Set exercise:
Write the data out again exactly, with no pictures.

--- Start of Raw data ---

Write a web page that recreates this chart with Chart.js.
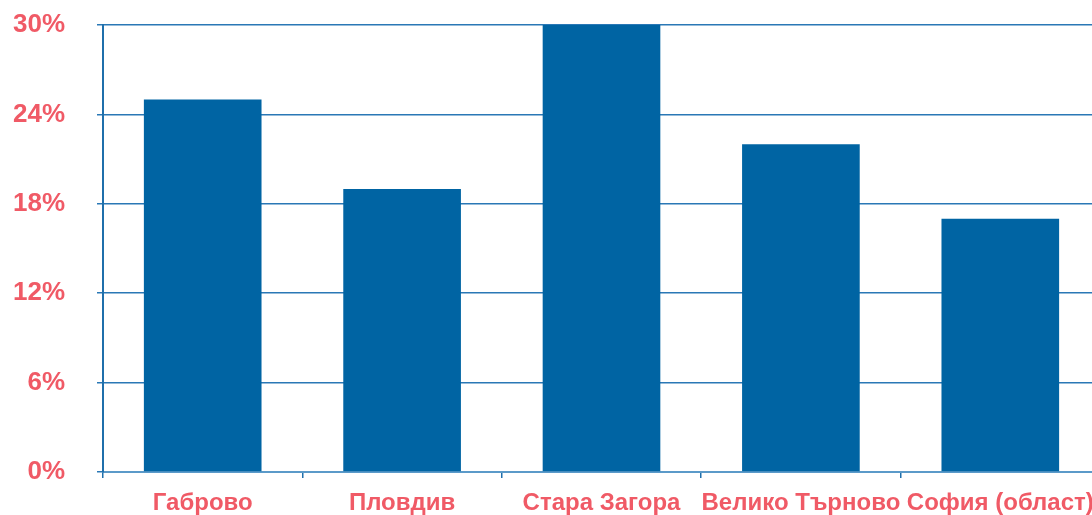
<!DOCTYPE html>
<html>
<head>
<meta charset="utf-8">
<script src="https://cdn.jsdelivr.net/npm/chart.js@4"></script>
<style>
html,body{margin:0;padding:0;background:#fff;overflow:hidden;}
#wrap{width:1100px;height:515px;position:relative;}
</style>
</head>
<body>
<div id="wrap"><canvas id="c"></canvas></div>
<script>
const categories = ["Габрово", "Пловдив", "Стара Загора", "Велико Търново", "София (област)"];
const values = [25, 19, 30, 22, 17];
const yTicks = [0, 6, 12, 18, 24, 30];

const labelColor = '#f05a66';
const barColor = '#0064a3';
const fontFamily = '"Liberation Sans", Arial, sans-serif';

new Chart(document.getElementById('c'), {
  type: 'bar',
  data: {
    labels: categories,
    datasets: [{
      data: values,
      backgroundColor: barColor,
      borderWidth: 0,
      barPercentage: 0.59,
      categoryPercentage: 1.0
    }]
  },
  options: {
    responsive: true,
    maintainAspectRatio: false,
    animation: false,
    layout: { padding: { top: 25, right: 0, left: 0, bottom: 0 } },
    plugins: { legend: { display: false }, tooltip: { enabled: false } },
    scales: {
      x: {
        offset: true,
        afterFit: s => { s.height = 43; s.paddingLeft = 0; s.paddingRight = 0; },
        grid: { drawOnChartArea: false, drawTicks: true, tickLength: 6, offset: true, color: '#1f6fab', lineWidth: 1.5 },
        border: { display: true, color: '#5b9ac9', width: 2 },
        ticks: { color: labelColor, font: { family: fontFamily, size: 24, weight: 'bold' }, padding: 11, maxRotation: 0, autoSkip: false }
      },
      y: {
        min: 0, max: 30,
        afterFit: s => { s.width = 103; s.paddingTop = 0; s.paddingBottom = 0; },
        afterBuildTicks: s => { s.ticks = yTicks.map(v => ({ value: v })); },
        grid: { color: '#2a78b6', lineWidth: 1.5, tickLength: 6, drawTicks: true },
        border: { display: true, color: '#1f6fab', width: 2 },
        ticks: { color: labelColor, font: { family: fontFamily, size: 26, weight: 'bold' }, padding: 32, callback: v => v + '%' }
      }
    }
  }
});
</script>
</body>
</html>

--- End of Raw data ---

Response to the exercise:
Write a web page that recreates this chart with Chart.js.
<!DOCTYPE html>
<html>
<head>
<meta charset="utf-8">
<script src="https://cdn.jsdelivr.net/npm/chart.js@4"></script>
<style>
html,body{margin:0;padding:0;background:#fff;overflow:hidden;}
#wrap{width:1100px;height:515px;position:relative;}
</style>
</head>
<body>
<div id="wrap"><canvas id="c"></canvas></div>
<script>
const categories = ["Габрово", "Пловдив", "Стара Загора", "Велико Търново", "София (област)"];
const values = [25, 19, 30, 22, 17];
const yTicks = [0, 6, 12, 18, 24, 30];

const labelColor = '#f05a66';
const barColor = '#0064a3';
const fontFamily = '"Liberation Sans", Arial, sans-serif';

new Chart(document.getElementById('c'), {
  type: 'bar',
  data: {
    labels: categories,
    datasets: [{
      data: values,
      backgroundColor: barColor,
      borderWidth: 0,
      barPercentage: 0.59,
      categoryPercentage: 1.0
    }]
  },
  options: {
    responsive: true,
    maintainAspectRatio: false,
    animation: false,
    layout: { padding: { top: 25, right: 0, left: 0, bottom: 0 } },
    plugins: { legend: { display: false }, tooltip: { enabled: false } },
    scales: {
      x: {
        offset: true,
        afterFit: s => { s.height = 43; s.paddingLeft = 0; s.paddingRight = 0; },
        grid: { drawOnChartArea: false, drawTicks: true, tickLength: 6, offset: true, color: '#1f6fab', lineWidth: 1.5 },
        border: { display: true, color: '#5b9ac9', width: 2 },
        ticks: { color: labelColor, font: { family: fontFamily, size: 24, weight: 'bold' }, padding: 11, maxRotation: 0, autoSkip: false }
      },
      y: {
        min: 0, max: 30,
        afterFit: s => { s.width = 103; s.paddingTop = 0; s.paddingBottom = 0; },
        afterBuildTicks: s => { s.ticks = yTicks.map(v => ({ value: v })); },
        grid: { color: '#2a78b6', lineWidth: 1.5, tickLength: 6, drawTicks: true },
        border: { display: true, color: '#1f6fab', width: 2 },
        ticks: { color: labelColor, font: { family: fontFamily, size: 26, weight: 'bold' }, padding: 32, callback: v => v + '%' }
      }
    }
  }
});
</script>
</body>
</html>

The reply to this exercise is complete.